Ich meine es ernst: Diesmal wähle ich Spaßpartei. Meine Stimme bei der Europawahl am kommenden Sonntag bekommt "Die Partei". Eine obskure Splitterpartei, der politische Arm des Satiremagazins Titanic, angeführt von Spitzenkandidat Martin Sonneborn, dem früheren Titanic-Chefredakteur.
Ein Scherz?
Ganz und gar nicht. Ich setze darauf, dass "Die Partei" die Europäische Union rettet.
Mit Spaß und Spesen
Niemand ist für diese Herkulesaufgabe besser geeignet als Sonneborn. Immerhin hat er für die Rettung der Welt schon einen Grimme-Preis eingeheimst. Nun also die EU. "Auch wenn die Aufgabe unmöglich zu bewältigen scheint, wir haben nach der Rettung der Welt einfach neue, größere Herausforderungen gesucht", schreibt Sonneborn der WirtschaftsWoche auf Anfrage. Er hat einen ausgeklügelten Plan. "EU-Rettung mit Spaß und Spesen" nennt Sonneborn das Vorhaben.

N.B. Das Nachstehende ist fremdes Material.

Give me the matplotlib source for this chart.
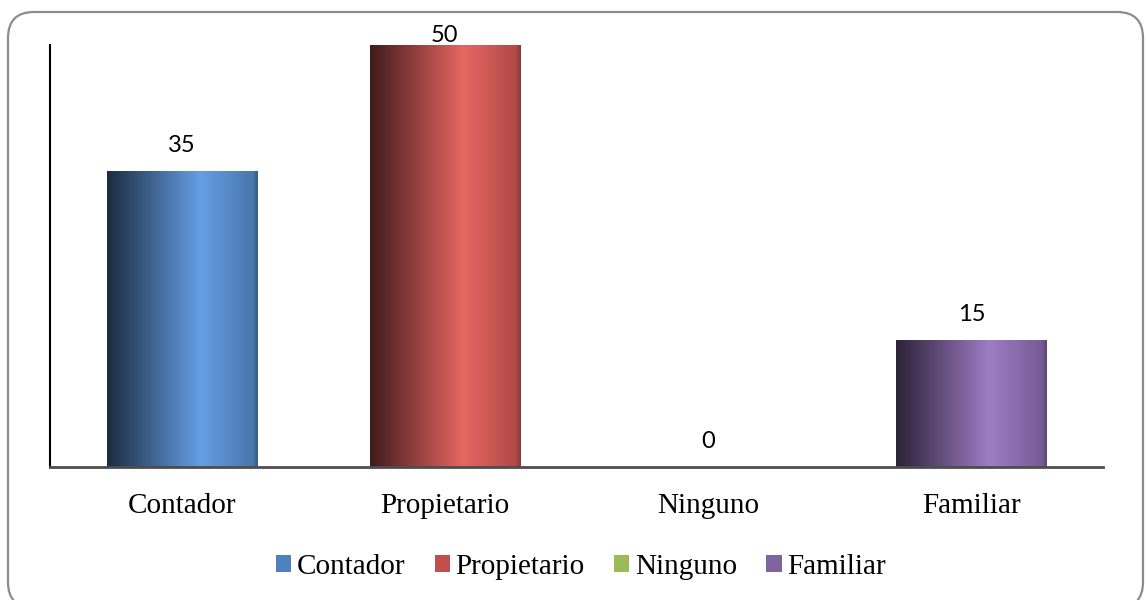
import numpy as np
import matplotlib
matplotlib.use("Agg")
import matplotlib.pyplot as plt
from matplotlib.patches import FancyBboxPatch, Patch
from matplotlib.colors import to_rgb

categories = ["Contador", "Propietario", "Ninguno", "Familiar"]
values = [35, 50, 0, 15]
colors = ["#4F81BD", "#C0504D", "#9BBB59", "#8064A2"]


def bar_gradient(base):
    # office style shading: dark left edge, highlight around 60%, base colour at right
    base = np.array(to_rgb(base))
    dark = base * 0.34
    light = np.clip(base * 1.15 + 0.04, 0, 1)
    t = np.linspace(0, 1, 256)
    img = np.zeros((1, 256, 3))
    for c in range(3):
        img[0, :, c] = np.interp(t, [0, 0.62, 0.97, 1.0],
                                 [dark[c], light[c], base[c] * 0.92, base[c] * 0.7])
    return img


fig = plt.figure(figsize=(11.47, 6), dpi=100)

# rounded outer frame
frame = FancyBboxPatch((0.08, -0.08), 11.35, 5.96,
                       boxstyle="round,pad=0,rounding_size=0.26",
                       transform=fig.dpi_scale_trans, facecolor="none",
                       edgecolor="#8c8c8c", linewidth=1.6, zorder=-1)
fig.patches.append(frame)

ax = fig.add_axes([50 / 1147, 133 / 600, (1103 - 50) / 1147, (467 - 45) / 600])
ax.patch.set_alpha(0)

x = np.arange(len(categories))
bars = ax.bar(x, values, width=0.57, color="none", edgecolor="none")

for bar, col in zip(bars, colors):
    h = bar.get_height()
    if h <= 0:
        continue
    x0 = bar.get_x()
    ax.imshow(bar_gradient(col), extent=[x0, x0 + bar.get_width(), 0, h],
              aspect="auto", interpolation="bilinear", zorder=2)

ax.set_xlim(-0.5, 3.5)
ax.set_ylim(0, 50)

for i, v in enumerate(values):
    ax.text(i, min(v + 2.3, 50.4), str(v), ha="center", va="baseline",
            fontsize=17, family="Lato", color="black", clip_on=False)

ax.set_xticks(x, categories, fontsize=21, family="Liberation Serif")
ax.tick_params(axis="x", length=0, pad=19)
ax.set_yticks([])

ax.spines["top"].set_visible(False)
ax.spines["right"].set_visible(False)
ax.spines["left"].set_color("black")
ax.spines["left"].set_linewidth(1.5)
ax.spines["bottom"].set_color("#4d4d4d")
ax.spines["bottom"].set_linewidth(2)

handles = [Patch(facecolor=c, edgecolor="none") for c in colors]
fig.legend(handles, categories, loc="center", bbox_to_anchor=(581 / 1147, 1 - 567 / 600),
           ncol=4, frameon=False, prop={"family": "Liberation Serif", "size": 21},
           handlelength=0.52, handleheight=0.52, handletextpad=0.2, columnspacing=1.0)

fig.savefig("out.png", dpi=100, facecolor="white")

Was das bedeutet, ist klar: "Wir melken die EU fast wie einer dieser kleinen südeuropäischen Staaten!" 60 Kandidaten hat die "Die Partei" – mit vollem Namen "Partei für Arbeit, Rechtsstaat, Tierschutz, Elitenförderung und basisdemokratische Initiative" – auf ihre Liste gesetzt. Mit einem einzigen Parlamentssitz wären die Satiriker allerdings schon zufrieden: Sie planen eine Sitzrotation, bei der jeder Abgeordnete nach einem Monat zurücktritt und Platz macht für den nächsten auf der Liste.

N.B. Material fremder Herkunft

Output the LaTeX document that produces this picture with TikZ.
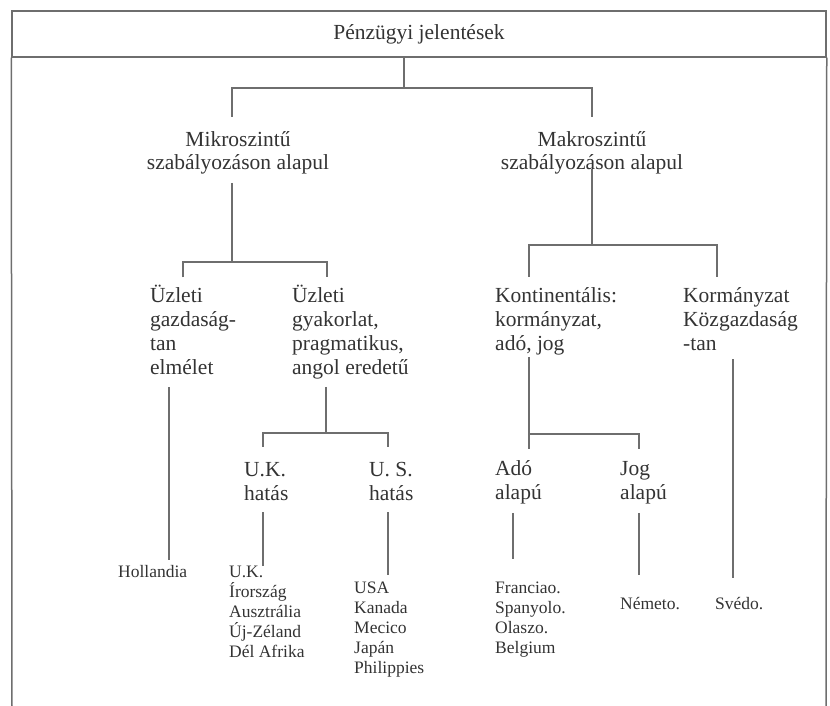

"Jeden Monat kann sich also jemand anders Brüssel aus der Nähe ansehen", sagt Sonneborn, "außerdem kommen so 60 Parteimitglieder in den Genuss der rund 30.000 Euro, die man in Brüssel ausgeben muss." Für Bürokosten etwa und Mitarbeiter. Und auch die Übergangsgelder für ausgeschiedene Abgeordnete sollen in die Höhe schnellen.
Die Ein-Prozent-Hürde
Um den Plan in die Realität umsetzen zu können, ist am Sonntag etwa ein Prozent der Stimmen nötig. So viel braucht es für einen Sitz im Europaparlament, nachdem das Bundesverfassungsgericht im Februar die Drei-Prozent-Hürde gekippt hat. Meine Stimme bekommt die Partei.

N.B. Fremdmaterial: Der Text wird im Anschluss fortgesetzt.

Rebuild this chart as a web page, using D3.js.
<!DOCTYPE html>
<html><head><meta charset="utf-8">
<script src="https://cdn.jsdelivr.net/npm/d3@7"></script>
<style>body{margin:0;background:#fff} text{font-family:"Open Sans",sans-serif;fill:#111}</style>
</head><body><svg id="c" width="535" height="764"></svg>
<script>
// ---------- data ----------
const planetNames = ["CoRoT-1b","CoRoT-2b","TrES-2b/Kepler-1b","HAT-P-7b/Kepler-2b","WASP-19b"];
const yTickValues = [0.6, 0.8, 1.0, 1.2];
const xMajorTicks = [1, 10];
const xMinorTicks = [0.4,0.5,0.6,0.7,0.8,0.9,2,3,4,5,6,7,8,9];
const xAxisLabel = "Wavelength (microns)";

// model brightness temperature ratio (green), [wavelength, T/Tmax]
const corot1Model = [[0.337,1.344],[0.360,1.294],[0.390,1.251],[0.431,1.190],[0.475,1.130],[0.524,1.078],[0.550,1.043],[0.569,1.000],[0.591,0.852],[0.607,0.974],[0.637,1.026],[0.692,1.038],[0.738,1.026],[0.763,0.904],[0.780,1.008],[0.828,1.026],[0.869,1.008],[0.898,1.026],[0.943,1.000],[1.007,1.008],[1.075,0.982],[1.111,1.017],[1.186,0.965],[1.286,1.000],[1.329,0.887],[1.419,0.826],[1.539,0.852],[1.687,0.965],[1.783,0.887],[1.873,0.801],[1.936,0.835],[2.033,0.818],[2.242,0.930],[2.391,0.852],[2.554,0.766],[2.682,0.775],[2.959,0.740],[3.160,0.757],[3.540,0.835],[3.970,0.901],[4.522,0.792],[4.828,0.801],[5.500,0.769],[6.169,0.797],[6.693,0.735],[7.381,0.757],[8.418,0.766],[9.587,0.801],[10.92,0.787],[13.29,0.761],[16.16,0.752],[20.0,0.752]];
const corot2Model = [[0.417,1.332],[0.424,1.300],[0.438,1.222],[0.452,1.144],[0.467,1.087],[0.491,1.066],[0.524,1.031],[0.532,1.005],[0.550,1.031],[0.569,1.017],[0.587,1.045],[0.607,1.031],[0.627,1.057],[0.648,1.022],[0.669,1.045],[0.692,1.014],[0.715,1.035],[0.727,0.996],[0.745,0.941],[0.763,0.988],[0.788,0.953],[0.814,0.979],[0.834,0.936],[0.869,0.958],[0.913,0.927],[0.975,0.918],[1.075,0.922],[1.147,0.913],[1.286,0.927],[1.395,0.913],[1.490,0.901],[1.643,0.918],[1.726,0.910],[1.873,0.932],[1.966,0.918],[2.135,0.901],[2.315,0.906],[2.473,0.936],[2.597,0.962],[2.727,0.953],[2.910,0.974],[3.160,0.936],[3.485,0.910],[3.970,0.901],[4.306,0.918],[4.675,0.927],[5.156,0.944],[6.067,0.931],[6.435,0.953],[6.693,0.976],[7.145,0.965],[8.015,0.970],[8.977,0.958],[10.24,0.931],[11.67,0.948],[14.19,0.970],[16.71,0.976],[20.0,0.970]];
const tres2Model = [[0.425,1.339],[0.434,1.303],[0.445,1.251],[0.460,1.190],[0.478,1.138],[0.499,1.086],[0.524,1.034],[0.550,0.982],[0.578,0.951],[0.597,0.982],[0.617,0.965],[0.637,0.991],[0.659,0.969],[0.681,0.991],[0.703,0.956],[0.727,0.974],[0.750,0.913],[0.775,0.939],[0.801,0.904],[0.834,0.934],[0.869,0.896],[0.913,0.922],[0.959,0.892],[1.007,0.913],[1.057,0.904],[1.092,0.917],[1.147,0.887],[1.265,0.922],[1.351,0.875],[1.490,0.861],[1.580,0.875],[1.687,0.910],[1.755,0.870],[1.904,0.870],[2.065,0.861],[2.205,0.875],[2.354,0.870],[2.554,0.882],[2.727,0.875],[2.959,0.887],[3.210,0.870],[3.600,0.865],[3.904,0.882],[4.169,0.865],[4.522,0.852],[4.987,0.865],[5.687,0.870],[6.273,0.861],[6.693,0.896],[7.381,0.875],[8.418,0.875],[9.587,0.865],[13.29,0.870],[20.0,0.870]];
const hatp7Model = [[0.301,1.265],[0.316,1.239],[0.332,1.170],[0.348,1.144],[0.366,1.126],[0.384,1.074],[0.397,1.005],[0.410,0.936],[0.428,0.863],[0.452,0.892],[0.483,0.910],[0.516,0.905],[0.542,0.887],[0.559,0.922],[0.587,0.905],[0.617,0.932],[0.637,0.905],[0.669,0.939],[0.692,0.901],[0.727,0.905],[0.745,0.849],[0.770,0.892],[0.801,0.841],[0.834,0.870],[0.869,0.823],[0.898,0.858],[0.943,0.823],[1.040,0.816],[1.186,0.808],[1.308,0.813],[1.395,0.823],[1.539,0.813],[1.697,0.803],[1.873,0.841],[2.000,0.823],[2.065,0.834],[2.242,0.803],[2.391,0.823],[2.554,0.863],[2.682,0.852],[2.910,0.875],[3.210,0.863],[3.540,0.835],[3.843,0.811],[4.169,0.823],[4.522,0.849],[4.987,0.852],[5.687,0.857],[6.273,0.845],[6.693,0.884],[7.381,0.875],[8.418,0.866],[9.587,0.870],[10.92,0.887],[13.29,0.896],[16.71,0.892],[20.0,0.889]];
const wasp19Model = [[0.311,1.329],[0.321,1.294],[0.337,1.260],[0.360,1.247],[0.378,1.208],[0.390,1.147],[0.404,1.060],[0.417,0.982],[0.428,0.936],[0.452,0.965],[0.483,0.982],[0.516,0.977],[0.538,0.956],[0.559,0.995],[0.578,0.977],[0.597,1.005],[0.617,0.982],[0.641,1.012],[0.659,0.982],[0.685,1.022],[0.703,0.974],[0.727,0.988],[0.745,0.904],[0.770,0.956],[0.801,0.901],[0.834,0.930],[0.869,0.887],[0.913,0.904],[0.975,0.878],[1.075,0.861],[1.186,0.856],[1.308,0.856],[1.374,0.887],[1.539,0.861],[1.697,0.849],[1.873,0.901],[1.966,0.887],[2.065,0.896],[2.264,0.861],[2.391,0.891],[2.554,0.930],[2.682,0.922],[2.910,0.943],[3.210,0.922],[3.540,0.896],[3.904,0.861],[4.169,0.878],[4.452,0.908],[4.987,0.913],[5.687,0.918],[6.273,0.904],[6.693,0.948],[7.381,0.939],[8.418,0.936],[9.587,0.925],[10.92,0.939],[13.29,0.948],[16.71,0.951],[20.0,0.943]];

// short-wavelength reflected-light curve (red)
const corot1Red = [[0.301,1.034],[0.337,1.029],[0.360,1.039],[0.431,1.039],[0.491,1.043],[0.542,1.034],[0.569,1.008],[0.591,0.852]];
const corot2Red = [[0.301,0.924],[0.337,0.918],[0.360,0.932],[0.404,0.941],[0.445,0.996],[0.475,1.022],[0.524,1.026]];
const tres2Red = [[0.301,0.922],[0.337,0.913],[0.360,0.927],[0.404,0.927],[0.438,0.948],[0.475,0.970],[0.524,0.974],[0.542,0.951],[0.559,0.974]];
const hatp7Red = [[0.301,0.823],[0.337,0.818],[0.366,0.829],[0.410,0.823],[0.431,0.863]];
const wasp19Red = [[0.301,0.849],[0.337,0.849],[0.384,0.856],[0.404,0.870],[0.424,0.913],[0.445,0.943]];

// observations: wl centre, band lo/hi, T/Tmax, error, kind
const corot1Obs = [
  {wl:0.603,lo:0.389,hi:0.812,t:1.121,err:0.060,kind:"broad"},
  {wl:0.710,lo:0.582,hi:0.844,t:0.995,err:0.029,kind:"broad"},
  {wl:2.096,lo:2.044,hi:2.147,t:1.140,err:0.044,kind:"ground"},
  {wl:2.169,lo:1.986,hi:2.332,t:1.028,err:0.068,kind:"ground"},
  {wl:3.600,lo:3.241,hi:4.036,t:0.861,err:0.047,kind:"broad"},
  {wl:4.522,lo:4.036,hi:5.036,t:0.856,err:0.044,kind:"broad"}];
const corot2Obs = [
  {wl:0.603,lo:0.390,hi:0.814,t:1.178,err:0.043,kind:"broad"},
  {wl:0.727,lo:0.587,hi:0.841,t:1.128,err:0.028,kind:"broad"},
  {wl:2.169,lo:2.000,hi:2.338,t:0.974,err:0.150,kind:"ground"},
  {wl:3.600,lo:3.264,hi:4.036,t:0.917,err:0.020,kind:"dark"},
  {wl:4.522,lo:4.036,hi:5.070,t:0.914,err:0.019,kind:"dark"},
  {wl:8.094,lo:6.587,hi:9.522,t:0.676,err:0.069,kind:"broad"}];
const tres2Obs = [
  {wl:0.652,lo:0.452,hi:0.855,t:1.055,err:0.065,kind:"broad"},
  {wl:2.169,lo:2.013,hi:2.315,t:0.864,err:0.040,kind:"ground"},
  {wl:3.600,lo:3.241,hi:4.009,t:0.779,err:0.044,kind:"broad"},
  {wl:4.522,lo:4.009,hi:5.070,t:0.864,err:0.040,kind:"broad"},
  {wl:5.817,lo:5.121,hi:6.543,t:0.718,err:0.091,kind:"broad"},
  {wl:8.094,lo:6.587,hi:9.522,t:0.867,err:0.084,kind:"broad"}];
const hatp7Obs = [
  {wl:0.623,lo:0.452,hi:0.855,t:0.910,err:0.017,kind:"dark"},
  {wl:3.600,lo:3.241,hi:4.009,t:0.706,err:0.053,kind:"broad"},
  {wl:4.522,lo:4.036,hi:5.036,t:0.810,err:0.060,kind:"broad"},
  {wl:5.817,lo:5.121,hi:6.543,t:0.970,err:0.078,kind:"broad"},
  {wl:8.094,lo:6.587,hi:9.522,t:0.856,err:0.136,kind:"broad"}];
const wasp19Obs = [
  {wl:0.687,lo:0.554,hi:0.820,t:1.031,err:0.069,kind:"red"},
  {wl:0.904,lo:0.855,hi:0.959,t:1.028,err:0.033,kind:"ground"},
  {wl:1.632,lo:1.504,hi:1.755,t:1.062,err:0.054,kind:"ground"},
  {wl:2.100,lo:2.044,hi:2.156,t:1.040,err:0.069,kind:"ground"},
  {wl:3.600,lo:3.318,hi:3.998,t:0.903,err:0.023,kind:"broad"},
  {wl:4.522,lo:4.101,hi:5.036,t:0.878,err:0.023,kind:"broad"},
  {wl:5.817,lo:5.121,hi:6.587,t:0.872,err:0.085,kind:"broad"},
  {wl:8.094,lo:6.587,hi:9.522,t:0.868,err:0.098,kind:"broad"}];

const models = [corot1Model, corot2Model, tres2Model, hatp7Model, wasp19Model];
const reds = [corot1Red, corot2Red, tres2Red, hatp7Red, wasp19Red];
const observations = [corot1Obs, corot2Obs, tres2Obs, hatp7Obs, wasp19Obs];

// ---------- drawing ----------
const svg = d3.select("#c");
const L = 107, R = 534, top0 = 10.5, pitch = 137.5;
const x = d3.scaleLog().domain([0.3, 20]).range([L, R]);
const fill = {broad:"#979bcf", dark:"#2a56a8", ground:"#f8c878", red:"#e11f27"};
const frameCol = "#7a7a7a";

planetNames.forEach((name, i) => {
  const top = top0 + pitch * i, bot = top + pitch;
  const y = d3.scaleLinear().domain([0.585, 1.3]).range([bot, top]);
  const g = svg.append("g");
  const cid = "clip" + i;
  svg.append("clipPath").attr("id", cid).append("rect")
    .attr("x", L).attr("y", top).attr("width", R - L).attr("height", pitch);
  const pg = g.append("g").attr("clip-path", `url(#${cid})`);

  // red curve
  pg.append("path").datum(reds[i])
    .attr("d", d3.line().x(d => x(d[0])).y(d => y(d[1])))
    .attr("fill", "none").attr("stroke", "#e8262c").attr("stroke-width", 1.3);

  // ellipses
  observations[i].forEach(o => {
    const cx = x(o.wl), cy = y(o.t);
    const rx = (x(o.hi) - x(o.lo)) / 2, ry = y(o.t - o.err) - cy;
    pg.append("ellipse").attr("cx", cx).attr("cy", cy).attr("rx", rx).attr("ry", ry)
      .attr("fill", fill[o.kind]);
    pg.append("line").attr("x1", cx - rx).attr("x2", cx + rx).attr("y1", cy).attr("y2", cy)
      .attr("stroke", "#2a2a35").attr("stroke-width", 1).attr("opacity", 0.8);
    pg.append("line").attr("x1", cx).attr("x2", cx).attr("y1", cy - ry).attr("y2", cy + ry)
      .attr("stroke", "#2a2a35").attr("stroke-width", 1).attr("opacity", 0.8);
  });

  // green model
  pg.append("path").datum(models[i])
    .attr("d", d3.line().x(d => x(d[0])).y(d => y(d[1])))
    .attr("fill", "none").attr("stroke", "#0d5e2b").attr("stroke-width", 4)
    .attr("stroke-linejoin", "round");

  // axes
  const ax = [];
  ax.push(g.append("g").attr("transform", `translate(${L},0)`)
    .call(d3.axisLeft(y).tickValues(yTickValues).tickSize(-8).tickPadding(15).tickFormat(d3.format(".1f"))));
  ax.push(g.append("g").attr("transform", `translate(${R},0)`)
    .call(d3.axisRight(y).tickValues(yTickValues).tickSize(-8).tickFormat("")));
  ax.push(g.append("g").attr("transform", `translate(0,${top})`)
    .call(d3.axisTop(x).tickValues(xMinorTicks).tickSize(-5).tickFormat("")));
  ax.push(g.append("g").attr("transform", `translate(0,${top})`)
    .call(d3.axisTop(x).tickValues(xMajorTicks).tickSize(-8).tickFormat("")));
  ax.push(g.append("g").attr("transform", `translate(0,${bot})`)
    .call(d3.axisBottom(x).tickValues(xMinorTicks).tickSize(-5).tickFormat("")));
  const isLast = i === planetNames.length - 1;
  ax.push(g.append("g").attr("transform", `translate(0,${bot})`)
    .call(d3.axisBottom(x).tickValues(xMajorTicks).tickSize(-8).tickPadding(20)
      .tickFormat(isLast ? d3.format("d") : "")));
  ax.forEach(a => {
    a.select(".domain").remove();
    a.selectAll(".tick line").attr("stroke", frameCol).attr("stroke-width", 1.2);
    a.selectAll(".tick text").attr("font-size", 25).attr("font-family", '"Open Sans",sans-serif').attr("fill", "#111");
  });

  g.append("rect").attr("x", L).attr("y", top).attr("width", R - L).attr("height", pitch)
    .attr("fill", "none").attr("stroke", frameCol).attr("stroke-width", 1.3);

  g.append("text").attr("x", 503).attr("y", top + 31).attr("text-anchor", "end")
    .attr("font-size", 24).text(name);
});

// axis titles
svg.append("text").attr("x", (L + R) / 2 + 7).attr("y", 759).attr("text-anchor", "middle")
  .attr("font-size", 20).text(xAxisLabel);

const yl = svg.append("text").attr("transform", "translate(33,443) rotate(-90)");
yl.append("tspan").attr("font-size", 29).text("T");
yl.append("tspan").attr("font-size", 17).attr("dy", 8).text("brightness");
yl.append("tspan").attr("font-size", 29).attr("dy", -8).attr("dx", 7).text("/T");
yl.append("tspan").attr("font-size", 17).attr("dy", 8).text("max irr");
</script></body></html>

Nicht aus Protest. Auch nicht aus Politik- oder Europaverdrossenheit. Okay, die EU zu retten ist vielleicht ein bisschen zu viel verlangt. Doch ich glaube, dass die Partei, die mit einem Sitz im Europaparlament vertreten ist, das Beste ist, was Europa passieren kann.